**The exercise:** In the material below, please retype the lines from the very first through the one with "70, interval: 10", exactly and without pictures.

**Data lines:**
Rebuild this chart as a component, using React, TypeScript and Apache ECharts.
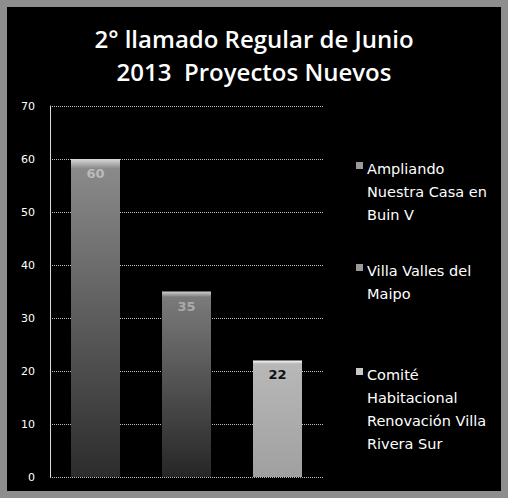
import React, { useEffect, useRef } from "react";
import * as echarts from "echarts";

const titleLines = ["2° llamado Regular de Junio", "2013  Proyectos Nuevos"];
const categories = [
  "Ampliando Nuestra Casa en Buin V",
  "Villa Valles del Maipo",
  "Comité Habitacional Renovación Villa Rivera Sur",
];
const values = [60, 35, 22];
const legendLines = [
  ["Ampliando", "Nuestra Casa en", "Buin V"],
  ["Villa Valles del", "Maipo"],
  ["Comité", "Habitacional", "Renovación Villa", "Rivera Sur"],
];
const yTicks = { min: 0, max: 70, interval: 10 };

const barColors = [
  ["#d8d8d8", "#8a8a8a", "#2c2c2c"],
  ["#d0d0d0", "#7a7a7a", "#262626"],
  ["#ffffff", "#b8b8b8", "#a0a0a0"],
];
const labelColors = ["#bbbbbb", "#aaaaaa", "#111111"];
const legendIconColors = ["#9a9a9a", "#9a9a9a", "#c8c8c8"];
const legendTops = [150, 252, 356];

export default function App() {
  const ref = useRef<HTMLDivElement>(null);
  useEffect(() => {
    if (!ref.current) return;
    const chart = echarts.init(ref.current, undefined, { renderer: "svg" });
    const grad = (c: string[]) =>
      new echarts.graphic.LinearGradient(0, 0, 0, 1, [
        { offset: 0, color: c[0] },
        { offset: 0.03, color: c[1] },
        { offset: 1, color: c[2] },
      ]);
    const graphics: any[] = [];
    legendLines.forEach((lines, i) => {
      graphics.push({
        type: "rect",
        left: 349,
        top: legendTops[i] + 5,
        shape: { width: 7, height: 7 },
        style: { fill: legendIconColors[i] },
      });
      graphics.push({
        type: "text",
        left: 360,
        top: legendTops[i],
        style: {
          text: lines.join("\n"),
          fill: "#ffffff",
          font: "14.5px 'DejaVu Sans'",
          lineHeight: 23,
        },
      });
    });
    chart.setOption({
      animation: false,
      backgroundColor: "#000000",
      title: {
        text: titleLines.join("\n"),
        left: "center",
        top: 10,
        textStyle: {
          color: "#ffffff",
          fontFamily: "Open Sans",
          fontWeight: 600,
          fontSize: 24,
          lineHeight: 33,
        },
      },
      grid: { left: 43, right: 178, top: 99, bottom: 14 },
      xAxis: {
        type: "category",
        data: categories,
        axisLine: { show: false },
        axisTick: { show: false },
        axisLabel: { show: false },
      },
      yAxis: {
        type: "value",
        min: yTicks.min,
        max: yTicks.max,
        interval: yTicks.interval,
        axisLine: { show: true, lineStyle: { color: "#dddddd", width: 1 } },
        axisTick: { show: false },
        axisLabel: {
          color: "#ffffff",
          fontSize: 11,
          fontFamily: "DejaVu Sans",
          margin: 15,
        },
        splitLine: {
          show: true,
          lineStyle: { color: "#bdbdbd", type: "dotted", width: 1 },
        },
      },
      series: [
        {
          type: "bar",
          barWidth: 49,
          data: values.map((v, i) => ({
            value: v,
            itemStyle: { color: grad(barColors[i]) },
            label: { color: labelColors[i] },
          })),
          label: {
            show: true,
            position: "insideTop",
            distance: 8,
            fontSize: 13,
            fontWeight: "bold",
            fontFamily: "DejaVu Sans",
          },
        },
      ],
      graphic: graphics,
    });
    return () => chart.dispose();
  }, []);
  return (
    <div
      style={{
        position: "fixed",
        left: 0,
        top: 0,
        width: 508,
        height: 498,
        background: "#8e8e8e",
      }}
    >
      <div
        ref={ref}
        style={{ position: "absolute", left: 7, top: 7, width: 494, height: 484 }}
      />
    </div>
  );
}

**Exercise solution:**
Rebuild this chart as a component, using React, TypeScript and Apache ECharts.
import React, { useEffect, useRef } from "react";
import * as echarts from "echarts";

const titleLines = ["2° llamado Regular de Junio", "2013  Proyectos Nuevos"];
const categories = [
  "Ampliando Nuestra Casa en Buin V",
  "Villa Valles del Maipo",
  "Comité Habitacional Renovación Villa Rivera Sur",
];
const values = [60, 35, 22];
const legendLines = [
  ["Ampliando", "Nuestra Casa en", "Buin V"],
  ["Villa Valles del", "Maipo"],
  ["Comité", "Habitacional", "Renovación Villa", "Rivera Sur"],
];
const yTicks = { min: 0, max: 70, interval: 10 };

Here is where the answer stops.